Dr. Felix A. Buot obtained his M.S.E.E. (Microelectronics) from Stanford University and his Ph. D. (Theoretical Solid-State Physics) from the University of Oregon with Research Assistantship under Profs. G. H. Wannier and J. W. McClure. His Ph.D. thesis deals with the "Theory of Diamagnetism of Bismuth and Bi-Sb Alloys" (Cited as an outstanding Ph.D. Thesis in the Summary of 1970 International Conference on Semimetals and Narrow Band-Gap Semiconductors, Dallas, TX). He was awarded Postdoctoral Research Associateships and Fellowships in the following institutions: (a) Department of Mathematics, Westfield College, University of London, U.K.; (b) International Center for Theoretical Physics (ICTP), Trieste, Italy; (c) Eaton Electronics Research Laboratory, McGill University, Montreal, Canada; (d) Department of Physics, St. Francis Xavier University, Nova Scotia, Canada; (e) Stanford Electronics Laboratory, Stanford University; (f) Laboratory of Atomic and Solid-State Physics (LASSP) and later jointly with the National Research and Resource Facility for Submicron Structures (NRRFSS), Cornell University, Ithaca, NY. He was a Professorial Lecturer, Graduate School, University of the Philippines, and a Science Education Consultant to the Philippines National Science Development Board (NSDB). From 1982 - 2003, he was a Research Physicist working at the U. S. Naval Research Laboratory (NRL), initially as a contractor for about a year. He leads the NRL efforts on time-dependent quantum transport physics, nanoelectronic device theory and simulation. This leads to their first successful time-dependent numerical simulation of GaAs/AlGaAs resonant tunneling diode, which results in their discovery of the autonomous current oscillation of this device in the THz range, when biased in the negative differential resistance region. He has served as a consultant to various universities in the U.S. and abroad. He pioneered the lattice Weyl transform and Wigner discrete phase-space distribution-function technique in quantum dynamics of band electrons in solids. More recently, he formulated the nonequilibrium quantum super-field theoretical (NQSF) technique in quantum transport physics including quasi-particle pairing transport dynamics. Using NQSF, he also formulated the single and multiband nonequilibrium spin quantum transport physics.
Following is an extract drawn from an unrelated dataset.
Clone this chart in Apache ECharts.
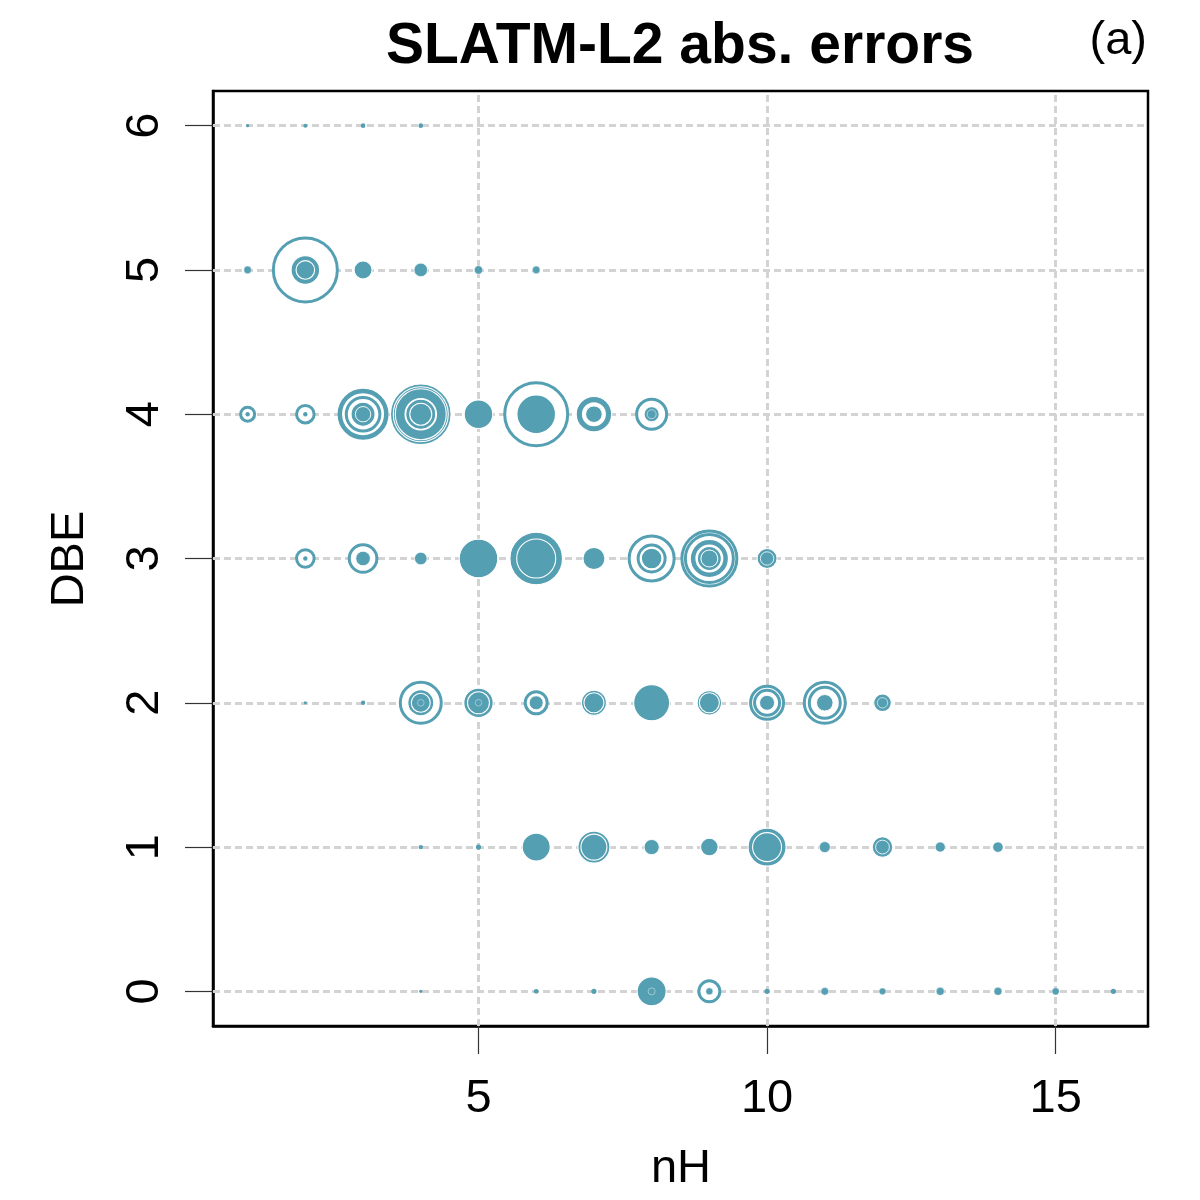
<!DOCTYPE html>
<html>
<head>
<meta charset="utf-8">
<script src="https://cdn.jsdelivr.net/npm/echarts@6/dist/echarts.min.js"></script>
<style>
html,body{margin:0;padding:0;background:#fff;}
#chart{width:1200px;height:1200px;}
</style>
</head>
<body>
<div id="chart"></div>
<script>
// Signed errors per (nH, DBE) cell: positive = filled circle, negative = open circle.
// Circle radius is proportional to |error|.
const xTicks = [5, 10, 15];
const yTicks = [0, 1, 2, 3, 4, 5, 6];
const rowDBE0 = [[4,[0.16]],[6,[0.24]],[7,[0.26]],[8,[1.45,0.35]],[9,[-1.05,0.35]],[10,[0.26]],[11,[0.38]],[12,[0.34]],[13,[0.40]],[14,[0.40]],[15,[0.36]],[16,[0.26]]];
const rowDBE1 = [[4,[0.22]],[5,[0.26]],[6,[1.40]],[7,[1.60,1.30]],[8,[0.76]],[9,[0.88]],[10,[1.90,1.45]],[11,[0.55]],[12,[1.03,0.69]],[13,[0.50]],[14,[0.52]]];
const rowDBE2 = [[2,[0.16]],[3,[0.22]],[4,[-2.05,1.30,0.95,0.33]],[5,[1.47,1.10,0.33]],[6,[-1.10,0.70]],[7,[1.25,1.00]],[8,[1.80]],[9,[1.22,1.00]],[10,[-1.65,-1.25,0.75]],[11,[-2.05,-1.55,0.83]],[12,[0.88,0.52]]];
const rowDBE3 = [[2,[-0.88,0.22]],[3,[-1.38,0.73]],[4,[0.63]],[5,[1.93]],[6,[2.63,1.95]],[7,[1.10]],[8,[-2.25,-1.35,1.03]],[9,[-2.75,-2.40,-1.70,-1.55,1.20,0.85]],[10,[1.00,0.67]]];
const rowDBE4 = [[1,[-0.70,0.22]],[2,[-0.88,0.22]],[3,[-2.40,-2.25,-1.68,1.20,0.77]],[4,[3.03,2.75,2.55,-1.78,1.50,1.10]],[5,[1.43]],[6,[-3.15,1.93]],[7,[1.77,-1.35,0.83]],[8,[-1.50,0.75,0.45]]];
const rowDBE5 = [[1,[0.38]],[2,[-3.20,1.43,0.93]],[3,[0.90]],[4,[0.68]],[5,[0.42]],[6,[0.38]]];
const rowDBE6 = [[1,[0.16]],[2,[0.20]],[3,[0.23]],[4,[0.23]]];
const rows = [rowDBE0,rowDBE1,rowDBE2,rowDBE3,rowDBE4,rowDBE5,rowDBE6];

const TEAL = '#559fb3';
const PX_PER_UNIT = 10; // radius in px per error unit

const circles = [];
rows.forEach((row, dbe) => {
  row.forEach(([nh, errs]) => {
    errs.forEach(e => circles.push([nh, dbe, e]));
  });
});
circles.sort((a, b) => Math.abs(b[2]) - Math.abs(a[2]));

const scatterData = circles.map(c => {
  const r = Math.abs(c[2]) * PX_PER_UNIT;
  const filled = c[2] > 0;
  return {
    value: c,
    itemStyle: filled
      ? { color: TEAL, opacity: 1, borderColor: '#ffffff', borderWidth: r < 3 ? 0 : Math.min(1.1, r * 0.12) }
      : { color: '#ffffff', opacity: 1, borderColor: TEAL, borderWidth: 3 }
  };
});

const FONT = 'Liberation Sans, Arial, Helvetica, sans-serif';
const chart = echarts.init(document.getElementById('chart'), null, {renderer: 'canvas'});
const gridStyle = { color: '#d3d3d3', width: 3, type: [7, 4], opacity: 1 };

chart.setOption({
  animation: false,
  backgroundColor: '#ffffff',
  grid: { left: 213, top: 91, width: 935, height: 935, show: true, borderColor: '#000', borderWidth: 2.5, containLabel: false },
  xAxis: {
    type: 'value', min: 0.4, max: 16.6,
    axisLine: { show: true, onZero: false, lineStyle: { color: '#000', width: 2.5 } },
    axisTick: { show: true, customValues: xTicks, length: 28, lineStyle: { color: '#333', width: 1.2 } },
    axisLabel: { show: true, customValues: xTicks, fontSize: 47, color: '#000', fontFamily: FONT, margin: 50 },
    splitLine: { show: false }
  },
  yAxis: {
    type: 'value', min: -0.24, max: 6.24,
    axisLine: { show: true, onZero: false, lineStyle: { color: '#000', width: 2.5 } },
    axisTick: { show: true, customValues: yTicks, length: 28, lineStyle: { color: '#333', width: 1.2 } },
    axisLabel: { show: true, customValues: yTicks, fontSize: 47, color: '#000', fontFamily: FONT, rotate: 90, margin: 44 },
    splitLine: { show: false }
  },
  series: [
    {
      type: 'scatter', data: [], z: 1, zlevel: 0, silent: true,
      markLine: {
        silent: true, symbol: ['none', 'none'], label: { show: false }, z: 1,
        lineStyle: gridStyle, emphasis: { disabled: true },
        data: xTicks.map(v => ({ xAxis: v })).concat(yTicks.map(v => ({ yAxis: v })))
      }
    },
    {
      type: 'scatter', z: 5, silent: true,
      emphasis: { disabled: true },
      symbol: 'circle',
      symbolSize: v => Math.abs(v[2]) * PX_PER_UNIT * 2,
      itemStyle: { opacity: 1 },
      data: scatterData
    }
  ],
  graphic: [
    { type: 'text', x: 680, y: 47, style: { text: 'SLATM-L2 abs. errors', font: 'bold 57px ' + FONT, fill: '#000', textAlign: 'center', textVerticalAlign: 'middle' } },
    { type: 'text', x: 1147, y: 41, style: { text: '(a)', font: '47px ' + FONT, fill: '#000', textAlign: 'right', textVerticalAlign: 'middle' } },
    { type: 'text', x: 681, y: 1169, style: { text: 'nH', font: '47px ' + FONT, fill: '#000', textAlign: 'center', textVerticalAlign: 'middle' } },
    { type: 'text', x: 70, y: 559, rotation: Math.PI / 2, style: { text: 'DBE', font: '47px ' + FONT, fill: '#000', textAlign: 'center', textVerticalAlign: 'middle' } }
  ]
});
</script>
</body>
</html>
SCIENTIFIC PUBLICATIONS/PRESENTATIONS: Lead author of most of the more than 130 archival research publications and more than 50 technical presentations in international conferences.  


RECENT RESEARCH INTERESTS INCLUDE: Nonequilibrium quantum super-field theoretical techniques in nanoscience, nanoelectronics, and spintronics; discrete phase-space & multi-band quantum dynamics; quantum transport across interfaces between different excitation media, interface energy transfer and Kapitza resistance, nano-devices, nano-optoelectronics, detectors, sensors, quantum measurement, quantum computing and information theory, low-dimensional systems, topological insulators/superconductors.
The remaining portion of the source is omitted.